I was born in Boston, Massachusetts, where my father, a solid state theoretical physicist, taught at the Massachusetts Institute of Technology. When I was five we moved to Los Alamos, New Mexico, where my dad went to work for the Los Alamos Scientific Laboratory (LASL) now the Los Alamos National Laboratory. This was over 20 years after the development of the Atomic Bomb so, although it was an interesting place to grow up, we were not in a position to have Oppenheimer or Teller over for dinner.
What is your academic/professional history?
I went to college at Oberlin College in Oberlin, Ohio, where I had a triple major in classics, religion, and medieval history, which I studied under Dr. Marcia Colish. I had intended to be a brilliant history professor but after college I took off for New York City where I became a paralegal with the firm of Kaye, Scholer, Fierman, Hays & Handler. After a few years I applied to graduate school and came to Washington, D.C., to attend George Washington University. But the difference of experience in both attending and working at a large university instead of a small college led me to re-evaluate whether or not I wanted to be an academic. After some reflection I realized my mother had suggested years ago that I should become a librarian and I enrolled in The Catholic University’s School of Library and Information Science. I took a number of courses in law librarianship but in my final semester was seduced away to the world of cataloging as taught by Dr. Ingrid Hsieh-Yee.
My first 6-7 years of librarianship included working as a cataloguer on a variety of projects, including cataloging photographs for the Public Health Service Historian’s Office and the NIH History Office. I also ran the technical services department at the Virginia Theological Seminary. Because the VTS staff was so small, we all took turns at the reference desk and I realized how much I enjoy doing reference work. I moved onto working at a law firm reclassifying their collection and doing reference, and then spent two years as the sole librarian for the United States Coast Guard in their law library.
How would you describe your job to other people?
As several of my colleagues have mentioned, it is a hard job to describe. I often talk about the work we do with public patrons who have pro se complaints or launch into a description of the challenges of legislative history at friends’ dinner parties.

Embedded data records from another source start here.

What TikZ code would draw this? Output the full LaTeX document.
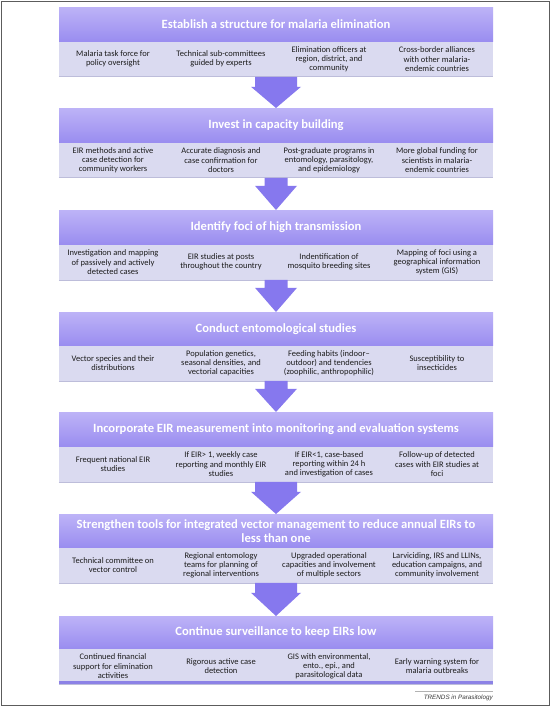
\documentclass[tikz,border=0pt]{standalone}
\usepackage{fontspec}
\setmainfont{Carlito}
\newfontfamily\footfont{Liberation Sans}
\usetikzlibrary{calc}
\definecolor{hdtop}{HTML}{BDB3F7}
\definecolor{hdbot}{HTML}{9A8DF0}
\definecolor{bodyc}{HTML}{DADAF0}
\definecolor{bodyedge}{HTML}{BDBDDA}
\definecolor{arrc}{HTML}{8678EE}
\definecolor{framec}{HTML}{5C5C5C}
\definecolor{txtc}{HTML}{1C1C1C}
\definecolor{footc}{HTML}{3A3A3A}
\definecolor{endline}{HTML}{8C82E6}
\newcommand\mkblock[8]{%
  \node[hdr, minimum height=#3pt, anchor=north] (#1h) at (276,#2) {#4};
  \node[bdy, anchor=north] (#1b) at (#1h.south) {};
  \draw[bodyedgeline] (#1b.south west) -- (#1b.south east);
  \node[cell] (#1c1) at ($(#1b.center)+(-163,0)$) {#5};
  \node[cell] (#1c2) at ($(#1b.center)+(-55,0)$) {#6};
  \node[cell] (#1c3) at ($(#1b.center)+(53,0)$) {#7};
  \node[cell] (#1c4) at ($(#1b.center)+(161,0)$) {#8};
}
\newcommand\mkarrow[5]{%
  \fill[blockarrow] ($(#1.south)+(-#3,0)$) -- ($(#1.south)+(#3,0)$) -- ($(#1.south)+(#3,#5)$)
    -- ($(#1.south)+(#4,#5)$) -- (#2.north) -- ($(#1.south)+(-#4,#5)$)
    -- ($(#1.south)+(-#3,#5)$) -- cycle;
}
\begin{document}
\begin{tikzpicture}[x=1pt,y=-1pt,
  hdr/.style={rectangle, minimum width=434pt, inner sep=0pt, top color=hdtop, bottom color=hdbot,
    draw=none, text=white, font=\bfseries\fontsize{12.6}{14}\selectfont, align=center},
  bdy/.style={rectangle, minimum width=434pt, minimum height=35pt, inner sep=0pt, fill=bodyc, draw=none},
  bodyedgeline/.style={draw=bodyedge, line width=0.6pt},
  cell/.style={align=center, font=\fontsize{8.5}{9.1}\selectfont, text=txtc, inner sep=0pt},
  blockarrow/.style={fill=arrc, draw=none}
]
\fill[white] (0,0) rectangle (552,708);
\useasboundingbox (0,0) rectangle (552,708);
\draw[framec, line width=1.5pt] (1.5,1.5) rectangle (549.5,705.5);

\mkblock{A}{7}{34}{Establish a structure for malaria elimination}
  {Malaria task force for\\policy oversight}
  {Technical sub-committees\\guided by experts}
  {Elimination officers at\\region, district, and\\community}
  {Cross-border alliances\\with other malaria-\\endemic countries}
\mkblock{B}{108}{34}{Invest in capacity building}
  {EIR methods and active\\case detection for\\community workers}
  {Accurate diagnosis and\\case confirmation for\\doctors}
  {Post-graduate programs in\\entomology, parasitology,\\and epidemiology}
  {More global funding for\\scientists in malaria-\\endemic countries}
\mkblock{C}{210}{34}{Identify foci of high transmission}
  {Investigation and mapping\\of passively and actively\\detected cases}
  {EIR studies at posts\\throughout the country}
  {Indentification of\\mosquito breeding sites}
  {Mapping of foci using a\\geographical information\\system (GIS)}
\mkblock{D}{312}{33}{Conduct entomological studies}
  {Vector species and their\\distributions}
  {Population genetics,\\seasonal densities, and\\vectorial capacities}
  {Feeding habits (indoor--\\outdoor) and tendencies\\(zoophilic, anthropophilic)}
  {Susceptibility to\\insecticides}
\mkblock{E}{412}{34}{Incorporate EIR measurement into monitoring and evaluation systems}
  {Frequent national EIR\\studies}
  {If EIR> 1, weekly case\\reporting and monthly EIR\\studies}
  {If EIR<1, case-based\\reporting within 24 h\\and investigation of cases}
  {Follow-up of detected\\cases with EIR studies at\\foci}
\mkblock{F}{514}{33}{Strengthen tools for integrated vector management to reduce annual EIRs to\\less than one}
  {Technical committee on\\vector control}
  {Regional entomology\\teams for planning of\\regional interventions}
  {Upgraded operational\\capacities and involvement\\of multiple sectors}
  {Larviciding, IRS and LLINs,\\education campaigns, and\\community involvement}
\mkblock{G}{616}{32}{Continue surveillance to keep EIRs low}
  {Continued financial\\support for elimination\\activities}
  {Rigorous active case\\detection}
  {GIS with environmental,\\ento., epi., and\\parasitological data}
  {Early warning system for\\malaria outbreaks}
\draw[endline, line width=2.5pt] ($(Gb.south west)+(0,-1.2)$) -- ($(Gb.south east)+(0,-1.2)$);

\mkarrow{Ab}{Bh}{21}{25}{10}
\mkarrow{Bb}{Ch}{11.5}{21}{8}
\mkarrow{Cb}{Dh}{11.5}{21}{8}
\mkarrow{Db}{Eh}{11.5}{21}{8}
\mkarrow{Eb}{Fh}{21}{25}{10}
\mkarrow{Fb}{Gh}{21}{25}{10}

\coordinate (footl) at (415,691);
\coordinate (footr) at (493,691);
\draw[gray!60, line width=0.5pt] (footl) -- (footr);
\node[anchor=east, inner sep=0pt, text=footc, font=\footfont\fontsize{6.3}{7}\selectfont\itshape] (foot) at (493,698) {TRENDS in Parasitology};
\end{tikzpicture}
\end{document}
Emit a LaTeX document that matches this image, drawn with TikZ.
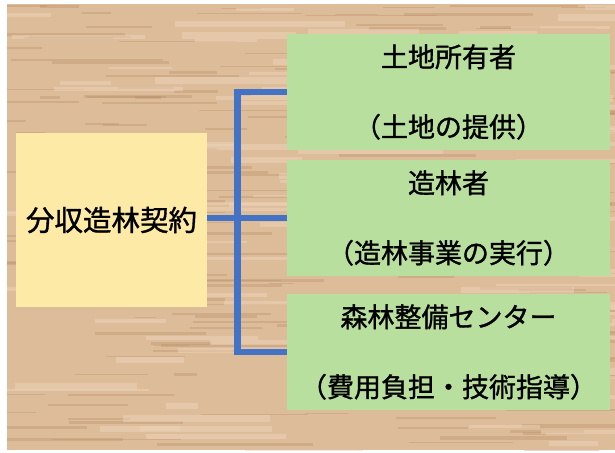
\documentclass[tikz,border=0pt]{standalone}
\usepackage{fontspec}
\newfontfamily\jp[FakeBold=1.2]{Noto Sans CJK JP}
\definecolor{woodbase}{HTML}{DDBC99}
\definecolor{wooddark}{HTML}{B88E68}
\definecolor{woodlight}{HTML}{ECD5BA}
\definecolor{yelfill}{HTML}{FCEAA6}
\definecolor{grnfill}{HTML}{B9DF9F}
\definecolor{linkblue}{HTML}{4472C4}
\tikzset{
  yelbox/.style={fill=yelfill, draw=none, minimum width=191pt, minimum height=174pt, inner sep=0pt, font=\jp\fontsize{28.5}{34}\selectfont},
  grnbox/.style={fill=grnfill, draw=none, minimum width=323pt, minimum height=116pt, inner sep=0pt, align=center, font=\jp\fontsize{27}{70}\selectfont},
  link/.style={draw=linkblue, line width=6.5pt},
}
\begin{document}
\begin{tikzpicture}[x=1pt,y=-1pt]
\useasboundingbox (0,0) rectangle (615,452);
\fill[white] (0,0) rectangle (615,452);
% wood background
\fill[woodbase] (7,4) rectangle (615,450);
\begin{scope}
\clip (7,4) rectangle (615,450);
\pgfmathsetseed{11}
\foreach \i in {1,...,200}{
  \pgfmathsetmacro\gx{7+640*rnd-30}
  \pgfmathsetmacro\gy{4+446*rnd}
  \pgfmathsetmacro\gl{20+140*rnd}
  \pgfmathsetmacro\gw{1+2.5*rnd}
  \fill[wooddark, opacity=0.35] (\gx,\gy) rectangle ++(\gl,\gw);
}
\foreach \i in {1,...,110}{
  \pgfmathsetmacro\gx{7+640*rnd-30}
  \pgfmathsetmacro\gy{4+446*rnd}
  \pgfmathsetmacro\gl{30+160*rnd}
  \pgfmathsetmacro\gw{2+5*rnd}
  \fill[woodlight, opacity=0.5] (\gx,\gy) rectangle ++(\gl,\gw);
}
\end{scope}
% boxes
\node[yelbox] (contract) at (111.5,220) {分収造林契約};
\node[grnbox] (owner) at (448.5,92) {土地所有者\\（土地の提供）};
\node[grnbox] (planter) at (448.5,218) {造林者\\（造林事業の実行）};
\node[grnbox] (center) at (448.5,352) {森林整備センター\\（費用負担・技術指導）};
% connectors
\coordinate (jt) at (237.5,92.5);
\coordinate (jb) at (237.5,352.5);
\draw[link] (jt) -- (jb);
\draw[link] (jt |- owner.west) ++(-3.25,0) -- (owner.west);
\draw[link] (jb |- center.west) ++(-3.25,0) -- (center.west);
\draw[link] (contract.east |- planter.west) -- (planter.west);
\end{tikzpicture}
\end{document}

But I think the characteristic that would describe this job would be how busy – even hectic – it is: from answering patron questions in a variety of formats; to working on the Reading Room collections; creating exhibits for the Reading Room; giving briefings and presentations to visitors; mentoring my colleague Matt Braun; and on one occasion analyzing the work of a legal medieval scholar. Many of the people I know still think of the librarian as someone who sits quietly dispensing information at a measured pace – we are not those librarians!
Why did you want to work at the Law Library of Congress?
One of my adjunct professors at Catholic University was Pamela Barnes Craig who encouraged my interest in law librarianship. She urged me to consider working at the Law Library. While I enjoyed my work at the U.S. Coast Guard, being a sole librarian was a little isolating and the chance to work at the largest law library in the world was an inspiring challenge. This is a job in which I utilize most of the skills and knowledge I have acquired over the years. It is a job that stretches and challenges me on a daily basis and gives me the opportunity to learn new things both about the law and my own skills.
What is the most interesting fact you’ve learned about the Law Library?
This is a hard question to answer because I find so much of the Law Library’s history and collections to be interesting. I think the thing that strikes me the most is that we collect many of our items in multiple formats: we have copies of Congressional bills in paper and in microfiche, and Congressional reports, hearings, prints and documents in paper, microfiche and now also through some of our subscription databases. Yet at the same time, certain materials are only available in one format, such as historical Executive Orders and Proclamations which are only available in microfiche.
What’s something most of your co-workers do not know about you?
I am passionately fond of children’s literature. I took several courses in children’s literature while I was in library school and still read and collect children’s books, particularly Young Adult fiction. If I ever retire I think would to like to work part-time in a public library’s children’s room in New Mexico.